## Exercise
Copy the lines that follow, keeping every character the same.

## Source material
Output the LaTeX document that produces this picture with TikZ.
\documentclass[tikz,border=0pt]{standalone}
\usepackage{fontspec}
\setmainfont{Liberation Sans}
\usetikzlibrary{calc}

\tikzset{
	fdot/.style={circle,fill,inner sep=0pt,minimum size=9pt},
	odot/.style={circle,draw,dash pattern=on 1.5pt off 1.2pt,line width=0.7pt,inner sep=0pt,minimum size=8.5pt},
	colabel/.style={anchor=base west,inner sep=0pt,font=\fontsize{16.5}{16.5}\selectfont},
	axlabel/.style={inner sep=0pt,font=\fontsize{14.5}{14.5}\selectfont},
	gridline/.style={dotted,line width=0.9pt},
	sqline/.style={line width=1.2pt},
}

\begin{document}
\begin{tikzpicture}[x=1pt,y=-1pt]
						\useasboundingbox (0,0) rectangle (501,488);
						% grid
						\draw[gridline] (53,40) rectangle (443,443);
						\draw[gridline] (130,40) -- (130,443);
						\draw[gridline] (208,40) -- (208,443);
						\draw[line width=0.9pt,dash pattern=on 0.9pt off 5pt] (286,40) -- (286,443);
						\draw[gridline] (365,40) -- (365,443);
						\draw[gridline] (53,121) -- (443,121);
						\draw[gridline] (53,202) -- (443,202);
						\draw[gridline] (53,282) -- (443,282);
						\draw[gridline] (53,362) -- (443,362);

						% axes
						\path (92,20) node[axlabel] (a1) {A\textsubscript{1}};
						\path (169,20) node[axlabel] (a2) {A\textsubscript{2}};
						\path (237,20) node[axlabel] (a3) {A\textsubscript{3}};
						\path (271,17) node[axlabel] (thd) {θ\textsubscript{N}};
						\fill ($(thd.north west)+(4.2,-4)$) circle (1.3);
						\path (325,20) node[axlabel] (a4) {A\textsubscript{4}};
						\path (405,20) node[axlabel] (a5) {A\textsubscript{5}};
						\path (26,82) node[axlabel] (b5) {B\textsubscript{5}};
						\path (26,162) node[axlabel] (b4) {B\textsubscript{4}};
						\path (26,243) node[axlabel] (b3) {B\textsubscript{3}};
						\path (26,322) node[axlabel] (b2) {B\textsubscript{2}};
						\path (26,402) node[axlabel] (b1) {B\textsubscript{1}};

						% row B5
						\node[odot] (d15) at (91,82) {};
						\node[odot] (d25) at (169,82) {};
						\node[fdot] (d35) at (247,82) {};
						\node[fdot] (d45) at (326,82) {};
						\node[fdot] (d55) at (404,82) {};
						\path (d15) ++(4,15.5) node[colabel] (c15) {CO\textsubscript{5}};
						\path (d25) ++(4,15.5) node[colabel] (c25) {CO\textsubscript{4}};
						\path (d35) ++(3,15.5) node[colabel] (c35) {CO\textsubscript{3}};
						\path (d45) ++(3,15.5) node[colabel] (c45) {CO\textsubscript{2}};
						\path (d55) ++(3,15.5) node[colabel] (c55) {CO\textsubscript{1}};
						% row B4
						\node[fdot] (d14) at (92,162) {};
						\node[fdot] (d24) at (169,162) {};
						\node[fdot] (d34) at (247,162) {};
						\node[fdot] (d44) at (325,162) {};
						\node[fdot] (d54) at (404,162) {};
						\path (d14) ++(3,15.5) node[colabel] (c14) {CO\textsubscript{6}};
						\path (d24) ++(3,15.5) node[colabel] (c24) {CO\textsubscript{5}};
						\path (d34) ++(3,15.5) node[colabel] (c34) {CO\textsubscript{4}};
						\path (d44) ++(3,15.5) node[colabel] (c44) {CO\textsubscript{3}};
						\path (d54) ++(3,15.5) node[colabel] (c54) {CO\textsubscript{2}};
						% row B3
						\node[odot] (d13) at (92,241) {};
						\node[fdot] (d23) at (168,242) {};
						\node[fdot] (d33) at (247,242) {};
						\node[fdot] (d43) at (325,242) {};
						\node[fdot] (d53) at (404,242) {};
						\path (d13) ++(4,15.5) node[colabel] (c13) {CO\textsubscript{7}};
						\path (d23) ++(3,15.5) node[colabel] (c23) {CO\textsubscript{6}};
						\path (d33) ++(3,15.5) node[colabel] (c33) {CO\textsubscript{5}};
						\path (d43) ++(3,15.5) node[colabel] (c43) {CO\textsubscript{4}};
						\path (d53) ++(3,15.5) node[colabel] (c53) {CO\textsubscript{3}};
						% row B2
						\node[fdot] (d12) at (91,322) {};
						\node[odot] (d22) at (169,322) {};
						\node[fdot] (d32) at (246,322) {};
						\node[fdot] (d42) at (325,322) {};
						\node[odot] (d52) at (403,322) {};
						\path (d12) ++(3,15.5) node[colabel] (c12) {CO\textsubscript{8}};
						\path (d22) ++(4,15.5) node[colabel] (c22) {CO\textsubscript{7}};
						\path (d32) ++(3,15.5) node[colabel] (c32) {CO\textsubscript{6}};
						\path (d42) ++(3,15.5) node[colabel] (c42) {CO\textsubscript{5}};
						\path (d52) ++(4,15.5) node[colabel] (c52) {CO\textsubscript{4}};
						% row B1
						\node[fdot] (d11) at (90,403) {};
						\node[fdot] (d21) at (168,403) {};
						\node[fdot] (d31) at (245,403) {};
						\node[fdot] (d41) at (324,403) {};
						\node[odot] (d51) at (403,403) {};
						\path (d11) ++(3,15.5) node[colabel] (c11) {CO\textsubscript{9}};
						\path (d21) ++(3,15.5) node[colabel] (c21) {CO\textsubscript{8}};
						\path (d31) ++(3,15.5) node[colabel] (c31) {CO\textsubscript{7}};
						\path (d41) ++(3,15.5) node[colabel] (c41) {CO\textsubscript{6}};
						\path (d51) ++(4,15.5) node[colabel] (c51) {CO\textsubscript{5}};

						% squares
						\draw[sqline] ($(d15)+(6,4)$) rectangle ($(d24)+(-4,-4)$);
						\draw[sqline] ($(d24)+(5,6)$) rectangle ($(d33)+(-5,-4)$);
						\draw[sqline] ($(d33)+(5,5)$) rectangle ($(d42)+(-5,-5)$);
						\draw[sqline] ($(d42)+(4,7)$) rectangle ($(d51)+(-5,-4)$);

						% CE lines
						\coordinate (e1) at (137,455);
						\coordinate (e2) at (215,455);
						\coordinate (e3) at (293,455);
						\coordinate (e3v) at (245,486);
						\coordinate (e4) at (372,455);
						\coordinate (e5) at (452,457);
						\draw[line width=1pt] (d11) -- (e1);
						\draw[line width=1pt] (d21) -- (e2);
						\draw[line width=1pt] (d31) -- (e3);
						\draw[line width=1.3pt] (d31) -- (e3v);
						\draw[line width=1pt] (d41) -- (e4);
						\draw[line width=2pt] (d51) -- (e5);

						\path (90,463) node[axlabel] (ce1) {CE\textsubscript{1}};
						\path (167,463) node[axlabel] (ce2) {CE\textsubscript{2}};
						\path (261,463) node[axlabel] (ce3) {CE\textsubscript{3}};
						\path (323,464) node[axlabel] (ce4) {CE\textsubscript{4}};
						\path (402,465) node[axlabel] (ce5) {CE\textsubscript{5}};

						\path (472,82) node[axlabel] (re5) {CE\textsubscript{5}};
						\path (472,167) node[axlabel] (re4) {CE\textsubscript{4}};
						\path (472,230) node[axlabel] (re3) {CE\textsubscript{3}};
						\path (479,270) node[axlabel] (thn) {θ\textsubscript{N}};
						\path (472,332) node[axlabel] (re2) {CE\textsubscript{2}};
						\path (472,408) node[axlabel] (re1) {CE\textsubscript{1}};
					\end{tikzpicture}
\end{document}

## Result
Output the LaTeX document that produces this picture with TikZ.
\documentclass[tikz,border=0pt]{standalone}
\usepackage{fontspec}
\setmainfont{Liberation Sans}
\usetikzlibrary{calc}

\tikzset{
	fdot/.style={circle,fill,inner sep=0pt,minimum size=9pt},
	odot/.style={circle,draw,dash pattern=on 1.5pt off 1.2pt,line width=0.7pt,inner sep=0pt,minimum size=8.5pt},
	colabel/.style={anchor=base west,inner sep=0pt,font=\fontsize{16.5}{16.5}\selectfont},
	axlabel/.style={inner sep=0pt,font=\fontsize{14.5}{14.5}\selectfont},
	gridline/.style={dotted,line width=0.9pt},
	sqline/.style={line width=1.2pt},
}

\begin{document}
\begin{tikzpicture}[x=1pt,y=-1pt]
						\useasboundingbox (0,0) rectangle (501,488);
						% grid
						\draw[gridline] (53,40) rectangle (443,443);
						\draw[gridline] (130,40) -- (130,443);
						\draw[gridline] (208,40) -- (208,443);
						\draw[line width=0.9pt,dash pattern=on 0.9pt off 5pt] (286,40) -- (286,443);
						\draw[gridline] (365,40) -- (365,443);
						\draw[gridline] (53,121) -- (443,121);
						\draw[gridline] (53,202) -- (443,202);
						\draw[gridline] (53,282) -- (443,282);
						\draw[gridline] (53,362) -- (443,362);

						% axes
						\path (92,20) node[axlabel] (a1) {A\textsubscript{1}};
						\path (169,20) node[axlabel] (a2) {A\textsubscript{2}};
						\path (237,20) node[axlabel] (a3) {A\textsubscript{3}};
						\path (271,17) node[axlabel] (thd) {θ\textsubscript{N}};
						\fill ($(thd.north west)+(4.2,-4)$) circle (1.3);
						\path (325,20) node[axlabel] (a4) {A\textsubscript{4}};
						\path (405,20) node[axlabel] (a5) {A\textsubscript{5}};
						\path (26,82) node[axlabel] (b5) {B\textsubscript{5}};
						\path (26,162) node[axlabel] (b4) {B\textsubscript{4}};
						\path (26,243) node[axlabel] (b3) {B\textsubscript{3}};
						\path (26,322) node[axlabel] (b2) {B\textsubscript{2}};
						\path (26,402) node[axlabel] (b1) {B\textsubscript{1}};

						% row B5
						\node[odot] (d15) at (91,82) {};
						\node[odot] (d25) at (169,82) {};
						\node[fdot] (d35) at (247,82) {};
						\node[fdot] (d45) at (326,82) {};
						\node[fdot] (d55) at (404,82) {};
						\path (d15) ++(4,15.5) node[colabel] (c15) {CO\textsubscript{5}};
						\path (d25) ++(4,15.5) node[colabel] (c25) {CO\textsubscript{4}};
						\path (d35) ++(3,15.5) node[colabel] (c35) {CO\textsubscript{3}};
						\path (d45) ++(3,15.5) node[colabel] (c45) {CO\textsubscript{2}};
						\path (d55) ++(3,15.5) node[colabel] (c55) {CO\textsubscript{1}};
						% row B4
						\node[fdot] (d14) at (92,162) {};
						\node[fdot] (d24) at (169,162) {};
						\node[fdot] (d34) at (247,162) {};
						\node[fdot] (d44) at (325,162) {};
						\node[fdot] (d54) at (404,162) {};
						\path (d14) ++(3,15.5) node[colabel] (c14) {CO\textsubscript{6}};
						\path (d24) ++(3,15.5) node[colabel] (c24) {CO\textsubscript{5}};
						\path (d34) ++(3,15.5) node[colabel] (c34) {CO\textsubscript{4}};
						\path (d44) ++(3,15.5) node[colabel] (c44) {CO\textsubscript{3}};
						\path (d54) ++(3,15.5) node[colabel] (c54) {CO\textsubscript{2}};
						% row B3
						\node[odot] (d13) at (92,241) {};
						\node[fdot] (d23) at (168,242) {};
						\node[fdot] (d33) at (247,242) {};
						\node[fdot] (d43) at (325,242) {};
						\node[fdot] (d53) at (404,242) {};
						\path (d13) ++(4,15.5) node[colabel] (c13) {CO\textsubscript{7}};
						\path (d23) ++(3,15.5) node[colabel] (c23) {CO\textsubscript{6}};
						\path (d33) ++(3,15.5) node[colabel] (c33) {CO\textsubscript{5}};
						\path (d43) ++(3,15.5) node[colabel] (c43) {CO\textsubscript{4}};
						\path (d53) ++(3,15.5) node[colabel] (c53) {CO\textsubscript{3}};
						% row B2
						\node[fdot] (d12) at (91,322) {};
						\node[odot] (d22) at (169,322) {};
						\node[fdot] (d32) at (246,322) {};
						\node[fdot] (d42) at (325,322) {};
						\node[odot] (d52) at (403,322) {};
						\path (d12) ++(3,15.5) node[colabel] (c12) {CO\textsubscript{8}};
						\path (d22) ++(4,15.5) node[colabel] (c22) {CO\textsubscript{7}};
						\path (d32) ++(3,15.5) node[colabel] (c32) {CO\textsubscript{6}};
						\path (d42) ++(3,15.5) node[colabel] (c42) {CO\textsubscript{5}};
						\path (d52) ++(4,15.5) node[colabel] (c52) {CO\textsubscript{4}};
						% row B1
						\node[fdot] (d11) at (90,403) {};
						\node[fdot] (d21) at (168,403) {};
						\node[fdot] (d31) at (245,403) {};
						\node[fdot] (d41) at (324,403) {};
						\node[odot] (d51) at (403,403) {};
						\path (d11) ++(3,15.5) node[colabel] (c11) {CO\textsubscript{9}};
						\path (d21) ++(3,15.5) node[colabel] (c21) {CO\textsubscript{8}};
						\path (d31) ++(3,15.5) node[colabel] (c31) {CO\textsubscript{7}};
						\path (d41) ++(3,15.5) node[colabel] (c41) {CO\textsubscript{6}};
						\path (d51) ++(4,15.5) node[colabel] (c51) {CO\textsubscript{5}};

						% squares
						\draw[sqline] ($(d15)+(6,4)$) rectangle ($(d24)+(-4,-4)$);
						\draw[sqline] ($(d24)+(5,6)$) rectangle ($(d33)+(-5,-4)$);
						\draw[sqline] ($(d33)+(5,5)$) rectangle ($(d42)+(-5,-5)$);
						\draw[sqline] ($(d42)+(4,7)$) rectangle ($(d51)+(-5,-4)$);

						% CE lines
						\coordinate (e1) at (137,455);
						\coordinate (e2) at (215,455);
						\coordinate (e3) at (293,455);
						\coordinate (e3v) at (245,486);
						\coordinate (e4) at (372,455);
						\coordinate (e5) at (452,457);
						\draw[line width=1pt] (d11) -- (e1);
						\draw[line width=1pt] (d21) -- (e2);
						\draw[line width=1pt] (d31) -- (e3);
						\draw[line width=1.3pt] (d31) -- (e3v);
						\draw[line width=1pt] (d41) -- (e4);
						\draw[line width=2pt] (d51) -- (e5);

						\path (90,463) node[axlabel] (ce1) {CE\textsubscript{1}};
						\path (167,463) node[axlabel] (ce2) {CE\textsubscript{2}};
						\path (261,463) node[axlabel] (ce3) {CE\textsubscript{3}};
						\path (323,464) node[axlabel] (ce4) {CE\textsubscript{4}};
						\path (402,465) node[axlabel] (ce5) {CE\textsubscript{5}};

						\path (472,82) node[axlabel] (re5) {CE\textsubscript{5}};
						\path (472,167) node[axlabel] (re4) {CE\textsubscript{4}};
						\path (472,230) node[axlabel] (re3) {CE\textsubscript{3}};
						\path (479,270) node[axlabel] (thn) {θ\textsubscript{N}};
						\path (472,332) node[axlabel] (re2) {CE\textsubscript{2}};
						\path (472,408) node[axlabel] (re1) {CE\textsubscript{1}};
					\end{tikzpicture}
\end{document}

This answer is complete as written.